WHAT TO DO:
The line holding "const ratios = ['~6.8x', '~3.7x'];" is the last one to output; start at the first line of the data, keep every line in between exactly, and leave out pictures.

DATA SECTION:
>> Begin

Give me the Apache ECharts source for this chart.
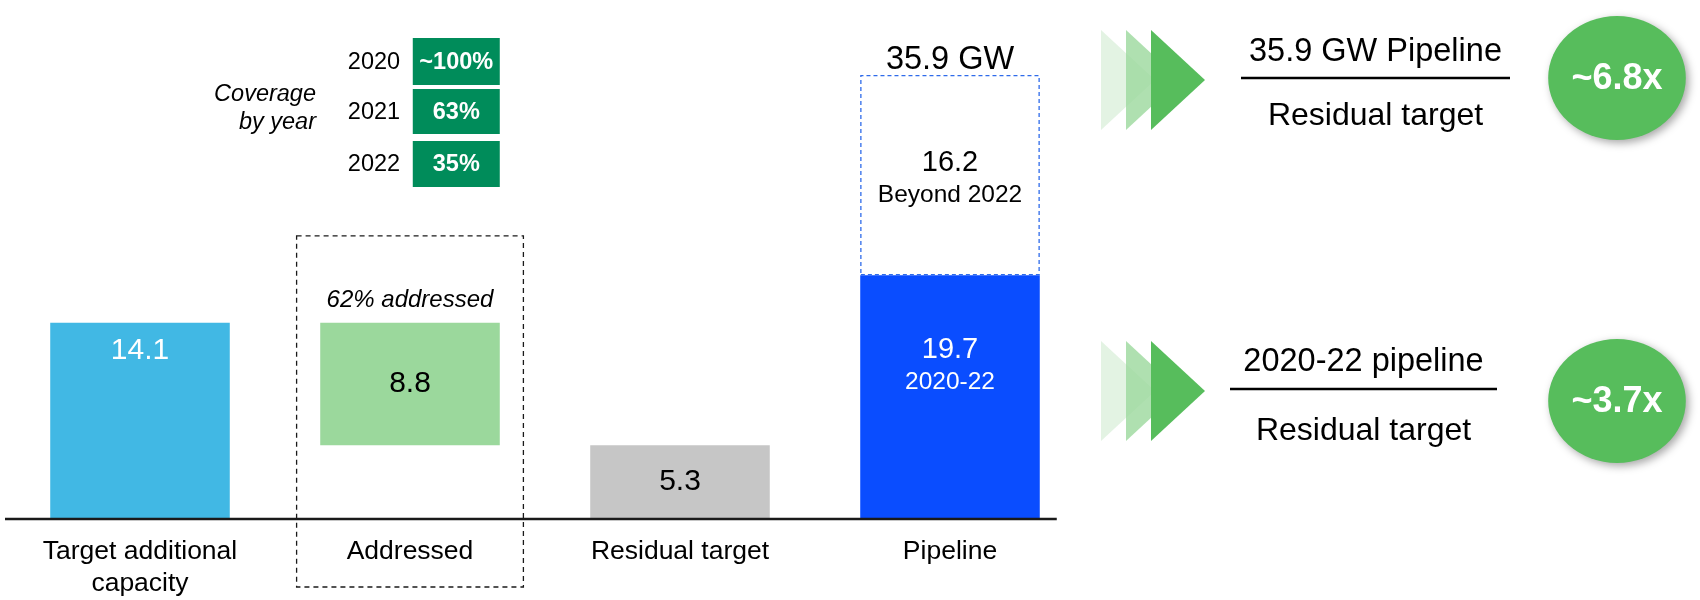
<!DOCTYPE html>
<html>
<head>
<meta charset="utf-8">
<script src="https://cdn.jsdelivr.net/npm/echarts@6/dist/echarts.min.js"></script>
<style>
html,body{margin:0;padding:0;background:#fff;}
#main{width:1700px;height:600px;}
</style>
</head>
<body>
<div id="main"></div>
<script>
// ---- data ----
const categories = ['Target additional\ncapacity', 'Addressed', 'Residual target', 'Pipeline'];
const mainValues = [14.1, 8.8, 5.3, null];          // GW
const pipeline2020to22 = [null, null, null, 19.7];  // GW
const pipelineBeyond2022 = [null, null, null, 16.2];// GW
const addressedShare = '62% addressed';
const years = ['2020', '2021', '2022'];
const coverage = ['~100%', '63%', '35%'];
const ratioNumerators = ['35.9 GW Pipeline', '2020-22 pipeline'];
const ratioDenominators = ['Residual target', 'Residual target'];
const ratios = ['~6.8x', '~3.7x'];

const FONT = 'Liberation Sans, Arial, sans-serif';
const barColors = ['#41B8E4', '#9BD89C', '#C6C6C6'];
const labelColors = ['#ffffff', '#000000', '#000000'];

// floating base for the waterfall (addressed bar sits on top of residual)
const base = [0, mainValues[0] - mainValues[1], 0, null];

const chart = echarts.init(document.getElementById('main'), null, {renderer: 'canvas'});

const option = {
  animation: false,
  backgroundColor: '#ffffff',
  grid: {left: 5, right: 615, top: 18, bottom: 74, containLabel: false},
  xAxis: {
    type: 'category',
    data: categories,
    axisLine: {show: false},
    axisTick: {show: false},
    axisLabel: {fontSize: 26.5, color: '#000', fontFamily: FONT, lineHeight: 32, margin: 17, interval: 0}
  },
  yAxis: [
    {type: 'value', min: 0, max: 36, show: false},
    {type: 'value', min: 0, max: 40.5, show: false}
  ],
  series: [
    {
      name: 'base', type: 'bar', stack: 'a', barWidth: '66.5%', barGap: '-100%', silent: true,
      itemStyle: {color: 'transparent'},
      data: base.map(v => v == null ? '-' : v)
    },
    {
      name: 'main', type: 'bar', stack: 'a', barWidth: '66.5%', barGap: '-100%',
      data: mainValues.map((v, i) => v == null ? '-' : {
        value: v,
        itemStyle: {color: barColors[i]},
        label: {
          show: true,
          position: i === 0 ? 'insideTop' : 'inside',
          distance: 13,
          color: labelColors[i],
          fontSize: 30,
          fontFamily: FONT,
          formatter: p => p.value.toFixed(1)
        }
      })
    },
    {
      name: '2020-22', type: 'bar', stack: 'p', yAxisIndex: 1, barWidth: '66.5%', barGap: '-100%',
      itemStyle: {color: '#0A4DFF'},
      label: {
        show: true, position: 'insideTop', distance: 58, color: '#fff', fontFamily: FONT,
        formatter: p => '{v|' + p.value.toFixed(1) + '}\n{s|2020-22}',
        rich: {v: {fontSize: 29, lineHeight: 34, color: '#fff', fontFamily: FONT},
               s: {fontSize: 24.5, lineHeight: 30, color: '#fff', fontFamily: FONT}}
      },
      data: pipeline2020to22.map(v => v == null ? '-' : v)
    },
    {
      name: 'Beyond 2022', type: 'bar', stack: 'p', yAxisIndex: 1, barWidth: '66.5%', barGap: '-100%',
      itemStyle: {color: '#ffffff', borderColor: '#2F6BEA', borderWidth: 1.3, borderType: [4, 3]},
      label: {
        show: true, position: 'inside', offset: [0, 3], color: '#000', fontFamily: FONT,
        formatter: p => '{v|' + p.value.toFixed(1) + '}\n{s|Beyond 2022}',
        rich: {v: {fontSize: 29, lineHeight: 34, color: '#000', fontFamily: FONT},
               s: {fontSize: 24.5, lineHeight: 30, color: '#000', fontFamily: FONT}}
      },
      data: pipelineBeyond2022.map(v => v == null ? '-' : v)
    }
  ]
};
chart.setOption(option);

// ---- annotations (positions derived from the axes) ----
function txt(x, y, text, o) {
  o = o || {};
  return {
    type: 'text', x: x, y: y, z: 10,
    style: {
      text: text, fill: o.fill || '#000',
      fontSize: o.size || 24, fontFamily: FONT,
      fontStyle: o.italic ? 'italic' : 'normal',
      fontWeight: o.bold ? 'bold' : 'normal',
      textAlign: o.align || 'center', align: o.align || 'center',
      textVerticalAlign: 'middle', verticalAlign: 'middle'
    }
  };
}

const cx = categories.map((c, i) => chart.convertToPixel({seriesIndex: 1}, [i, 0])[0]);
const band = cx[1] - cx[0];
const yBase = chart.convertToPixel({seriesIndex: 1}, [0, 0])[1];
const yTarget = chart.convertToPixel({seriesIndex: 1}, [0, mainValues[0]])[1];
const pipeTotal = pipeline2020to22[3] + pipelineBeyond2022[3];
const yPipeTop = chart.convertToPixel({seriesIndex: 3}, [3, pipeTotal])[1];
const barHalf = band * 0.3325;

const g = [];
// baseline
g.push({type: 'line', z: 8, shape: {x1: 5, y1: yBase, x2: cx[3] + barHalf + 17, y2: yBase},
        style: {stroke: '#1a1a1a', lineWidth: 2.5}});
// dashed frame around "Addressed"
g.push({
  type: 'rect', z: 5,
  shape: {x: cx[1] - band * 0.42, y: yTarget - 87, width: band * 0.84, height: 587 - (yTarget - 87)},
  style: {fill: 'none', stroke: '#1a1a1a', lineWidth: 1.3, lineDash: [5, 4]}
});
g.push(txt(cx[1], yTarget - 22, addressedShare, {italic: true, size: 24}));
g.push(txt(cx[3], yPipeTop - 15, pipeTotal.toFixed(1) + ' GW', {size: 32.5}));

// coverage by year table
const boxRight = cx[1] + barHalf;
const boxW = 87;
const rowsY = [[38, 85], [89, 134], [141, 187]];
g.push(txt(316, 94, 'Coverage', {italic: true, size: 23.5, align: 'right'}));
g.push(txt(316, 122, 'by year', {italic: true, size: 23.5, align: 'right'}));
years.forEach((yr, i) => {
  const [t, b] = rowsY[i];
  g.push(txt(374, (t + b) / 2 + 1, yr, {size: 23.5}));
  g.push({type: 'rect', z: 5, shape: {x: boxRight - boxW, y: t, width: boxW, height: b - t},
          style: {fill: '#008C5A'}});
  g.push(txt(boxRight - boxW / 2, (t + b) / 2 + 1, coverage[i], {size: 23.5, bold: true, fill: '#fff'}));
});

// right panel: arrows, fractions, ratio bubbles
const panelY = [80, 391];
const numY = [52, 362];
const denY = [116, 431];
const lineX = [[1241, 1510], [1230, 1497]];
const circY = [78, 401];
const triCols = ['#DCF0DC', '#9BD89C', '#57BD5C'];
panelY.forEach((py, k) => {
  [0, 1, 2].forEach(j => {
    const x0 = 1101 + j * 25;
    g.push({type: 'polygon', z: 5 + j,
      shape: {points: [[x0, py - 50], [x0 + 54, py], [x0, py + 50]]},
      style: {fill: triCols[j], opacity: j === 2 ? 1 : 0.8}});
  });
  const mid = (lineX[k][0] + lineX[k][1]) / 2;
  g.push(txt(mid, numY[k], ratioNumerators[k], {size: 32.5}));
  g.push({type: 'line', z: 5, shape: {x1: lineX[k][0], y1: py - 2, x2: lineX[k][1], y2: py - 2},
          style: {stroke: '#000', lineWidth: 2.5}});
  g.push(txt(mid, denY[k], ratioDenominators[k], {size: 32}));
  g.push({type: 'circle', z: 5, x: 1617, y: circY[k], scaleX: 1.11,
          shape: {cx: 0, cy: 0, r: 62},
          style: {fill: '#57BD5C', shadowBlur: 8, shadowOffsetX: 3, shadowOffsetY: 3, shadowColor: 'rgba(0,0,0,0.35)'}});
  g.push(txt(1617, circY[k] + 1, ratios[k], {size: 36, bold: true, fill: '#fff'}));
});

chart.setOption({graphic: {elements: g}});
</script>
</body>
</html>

>> End

REPLY:
Give me the Apache ECharts source for this chart.
<!DOCTYPE html>
<html>
<head>
<meta charset="utf-8">
<script src="https://cdn.jsdelivr.net/npm/echarts@6/dist/echarts.min.js"></script>
<style>
html,body{margin:0;padding:0;background:#fff;}
#main{width:1700px;height:600px;}
</style>
</head>
<body>
<div id="main"></div>
<script>
// ---- data ----
const categories = ['Target additional\ncapacity', 'Addressed', 'Residual target', 'Pipeline'];
const mainValues = [14.1, 8.8, 5.3, null];          // GW
const pipeline2020to22 = [null, null, null, 19.7];  // GW
const pipelineBeyond2022 = [null, null, null, 16.2];// GW
const addressedShare = '62% addressed';
const years = ['2020', '2021', '2022'];
const coverage = ['~100%', '63%', '35%'];
const ratioNumerators = ['35.9 GW Pipeline', '2020-22 pipeline'];
const ratioDenominators = ['Residual target', 'Residual target'];
const ratios = ['~6.8x', '~3.7x'];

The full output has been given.